How are Geo Querys working in Elasticsearch?

Hello,

I’m currently writing my master thesis about the the geo functionalities of Elasticsearch. I’m testing the geo querys and compare them to PostGIS. For this purpose I’m trying to understand how this querys work. I’m trying to figure it out from the source code but it’s sometimes a bit difficult. So I wrote down how I understood the algorithms for the querys and some questions that I still have. It would really help me if you take the time to read and answer my post and I think it will be informative for others too.

Geo Bounding Box Query
Uses LatLonPoint.newBoxQuery() → newBoxInternal() → PointRangeQuery()

So at search time, the BKD-tree is recursed based on whether each of left or right child overlap with the query shape, and once a leaf block is reached, all documents in that leaf block are collected if the cell is fully enclosed by the query shape.

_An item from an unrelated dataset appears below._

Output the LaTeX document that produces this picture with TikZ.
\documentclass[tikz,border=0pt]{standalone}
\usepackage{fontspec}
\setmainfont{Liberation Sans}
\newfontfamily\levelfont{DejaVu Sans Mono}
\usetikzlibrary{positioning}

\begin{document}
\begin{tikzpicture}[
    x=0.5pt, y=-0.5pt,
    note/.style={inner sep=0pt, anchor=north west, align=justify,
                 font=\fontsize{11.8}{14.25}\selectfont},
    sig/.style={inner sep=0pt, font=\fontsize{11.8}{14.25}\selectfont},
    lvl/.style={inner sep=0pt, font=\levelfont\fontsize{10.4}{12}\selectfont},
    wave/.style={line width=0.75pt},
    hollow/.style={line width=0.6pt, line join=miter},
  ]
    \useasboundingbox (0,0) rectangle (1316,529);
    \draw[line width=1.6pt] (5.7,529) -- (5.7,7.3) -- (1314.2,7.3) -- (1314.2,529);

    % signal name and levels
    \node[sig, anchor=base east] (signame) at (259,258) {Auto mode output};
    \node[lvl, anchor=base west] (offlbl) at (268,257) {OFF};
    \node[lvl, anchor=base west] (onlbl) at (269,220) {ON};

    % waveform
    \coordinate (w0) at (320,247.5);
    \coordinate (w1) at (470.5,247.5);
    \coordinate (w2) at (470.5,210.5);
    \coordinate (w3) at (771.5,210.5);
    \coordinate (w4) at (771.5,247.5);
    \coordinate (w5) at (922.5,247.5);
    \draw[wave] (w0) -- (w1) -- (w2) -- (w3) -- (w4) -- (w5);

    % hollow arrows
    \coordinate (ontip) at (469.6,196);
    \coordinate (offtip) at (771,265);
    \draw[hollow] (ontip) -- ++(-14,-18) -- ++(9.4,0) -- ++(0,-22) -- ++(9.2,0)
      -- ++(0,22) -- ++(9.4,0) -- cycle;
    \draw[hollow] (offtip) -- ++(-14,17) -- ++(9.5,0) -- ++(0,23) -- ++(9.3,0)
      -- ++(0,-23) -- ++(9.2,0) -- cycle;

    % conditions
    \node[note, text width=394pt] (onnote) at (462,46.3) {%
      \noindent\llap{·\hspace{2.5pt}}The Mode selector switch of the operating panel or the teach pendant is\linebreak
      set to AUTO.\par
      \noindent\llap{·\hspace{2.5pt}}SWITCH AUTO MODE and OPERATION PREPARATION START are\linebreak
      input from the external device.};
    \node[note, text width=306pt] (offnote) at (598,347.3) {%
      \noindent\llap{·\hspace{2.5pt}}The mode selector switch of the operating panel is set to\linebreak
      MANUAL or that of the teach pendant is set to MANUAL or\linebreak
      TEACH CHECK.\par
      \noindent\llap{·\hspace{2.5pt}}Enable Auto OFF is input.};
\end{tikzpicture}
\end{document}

And if the cell just intersects the box, all 1024 points will be checked against the box one by one ?

Geo Distance Query
LatLonPoint.newDistanceQuery() → LatLonPointDistanceQuery()

  1. creates bounding box from distance and center point (Rectangle.fromPointDistance())

  2. going down the search tree, if a subtree is outside the bounding box discard it (Relation compare())

  3. if a subtree is inside the bounding box or intersects, check if it’s inside or outside the circle (GeoUtilsrelate())

  4. If it crosses the circle check points in leaf if inside or outside

Geo Polygon Query
LatLonPoint.newPolygonQuery() → LaLonPointInPolygonQuery()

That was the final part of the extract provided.